Exercise:
Using the data beneath, show every line that includes the word "matplotlib".

══════

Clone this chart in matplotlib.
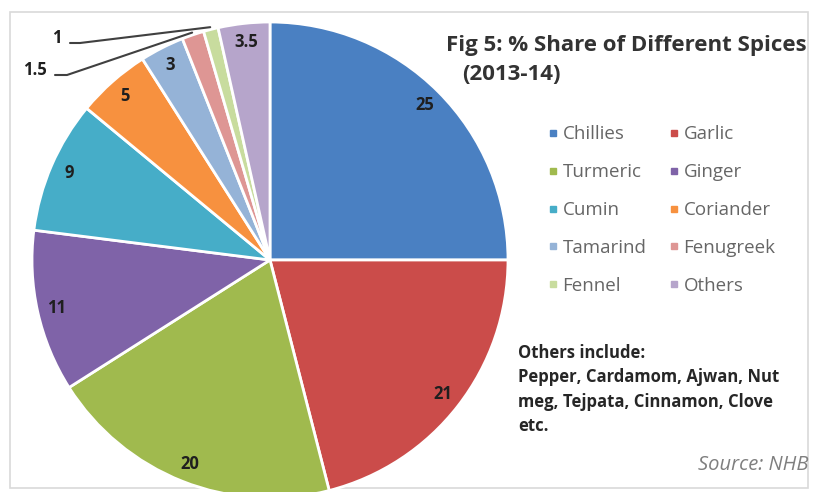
import matplotlib
matplotlib.use("Agg")
import matplotlib.pyplot as plt
from matplotlib.lines import Line2D
from matplotlib.patches import Rectangle
import numpy as np

# data
spices = ["Chillies", "Garlic", "Turmeric", "Ginger", "Cumin",
          "Coriander", "Tamarind", "Fenugreek", "Fennel", "Others"]
share = [25, 21, 20, 11, 9, 5, 3, 1.5, 1, 3.5]
share_labels = ["25", "21", "20", "11", "9", "5", "3", "1.5", "1", "3.5"]
colors = ["#4A80C2", "#CB4C4A", "#A0BA4E", "#7F63A8", "#46ADC8",
          "#F7913F", "#95B3D7", "#DE9694", "#C8DC9E", "#B6A5CB"]
others_note = "Others include:\nPepper, Cardamom, Ajwan, Nut\nmeg, Tejpata, Cinnamon, Clove\netc."

plt.rcParams['font.family'] = ['Open Sans', 'DejaVu Sans']

W, H = 813, 492
fig = plt.figure(figsize=(W / 100, H / 100), dpi=100)
ax = fig.add_axes([0, 0, 1, 1])

# pie in pixel coords (y up)
cx, cy, R = 270, 232, 238
wedges, _ = ax.pie(share, center=(cx, cy), radius=R, startangle=90,
                   counterclock=False, colors=colors,
                   wedgeprops=dict(edgecolor="white", linewidth=2))
ax.set_xlim(0, W)
ax.set_ylim(0, H)
ax.set_aspect("auto")
ax.axis("off")

# frame
ax.add_patch(Rectangle((10, 4), 798, 476, fill=False, edgecolor="#D9D9D9",
                       linewidth=1.2, zorder=0))

# value labels
for w, lab in zip(wedges, share_labels):
    mid = np.deg2rad((w.theta1 + w.theta2) / 2)
    if lab in ("1.5", "1"):
        continue
    ax.text(cx + 0.92 * R * np.cos(mid), cy + 0.92 * R * np.sin(mid), lab,
            ha="center", va="center", fontsize=12, fontweight="bold",
            color="#1F1F1F")

# leader labels for small slices
leader = {"1.5": (35, H - 70, [(55, H - 75), (67, H - 75)]),
          "1": (57, H - 38, [(70, H - 43), (80, H - 43)])}
for w, lab in zip(wedges, share_labels):
    if lab not in leader:
        continue
    mid = np.deg2rad((w.theta1 + w.theta2) / 2)
    tx, ty, pts = leader[lab]
    ex, ey = cx + 1.01 * R * np.cos(mid), cy + 1.01 * R * np.sin(mid)
    xs = [p[0] for p in pts] + [ex]
    ys = [p[1] for p in pts] + [ey]
    ax.plot(xs, ys, color="#404040", lw=1.5, solid_capstyle="round")
    ax.text(tx, ty, lab, ha="center", va="center", fontsize=12,
            fontweight="bold", color="#1F1F1F")

# title
ax.text(446, H - 45, "Fig 5: % Share of Different Spices", ha="left",
        va="center", fontsize=16, fontweight="bold", color="#333333")
ax.text(462, H - 75, "(2013-14)", ha="left", va="center", fontsize=16,
        fontweight="bold", color="#333333")

# legend, row-wise order
order = [0, 2, 4, 6, 8, 1, 3, 5, 7, 9]
handles = [Line2D([], [], marker="s", ls="", color=colors[i], markersize=5)
           for i in order]
leg = ax.legend(handles, [spices[i] for i in order], ncol=2, frameon=False,
                loc="upper left", bbox_to_anchor=(539 / W, 1 - 116 / H),
                fontsize=13.5, handlelength=0.5, handletextpad=0.25,
                labelspacing=1.06, columnspacing=1.23, borderpad=0)
for t in leg.get_texts():
    t.set_color("#666666")

# notes
ax.text(518, H - 344, others_note, ha="left", va="top", fontsize=12,
        fontweight="bold", color="#262626", linespacing=1.45)
ax.text(808, H - 465, "Source: NHB", ha="right", va="center", fontsize=14.5,
        style="italic", color="#7F7F7F")

fig.savefig("out.png", dpi=100)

══════

Result of the task:
Clone this chart in matplotlib.
import matplotlib
matplotlib.use("Agg")
import matplotlib.pyplot as plt
from matplotlib.lines import Line2D
from matplotlib.patches import Rectangle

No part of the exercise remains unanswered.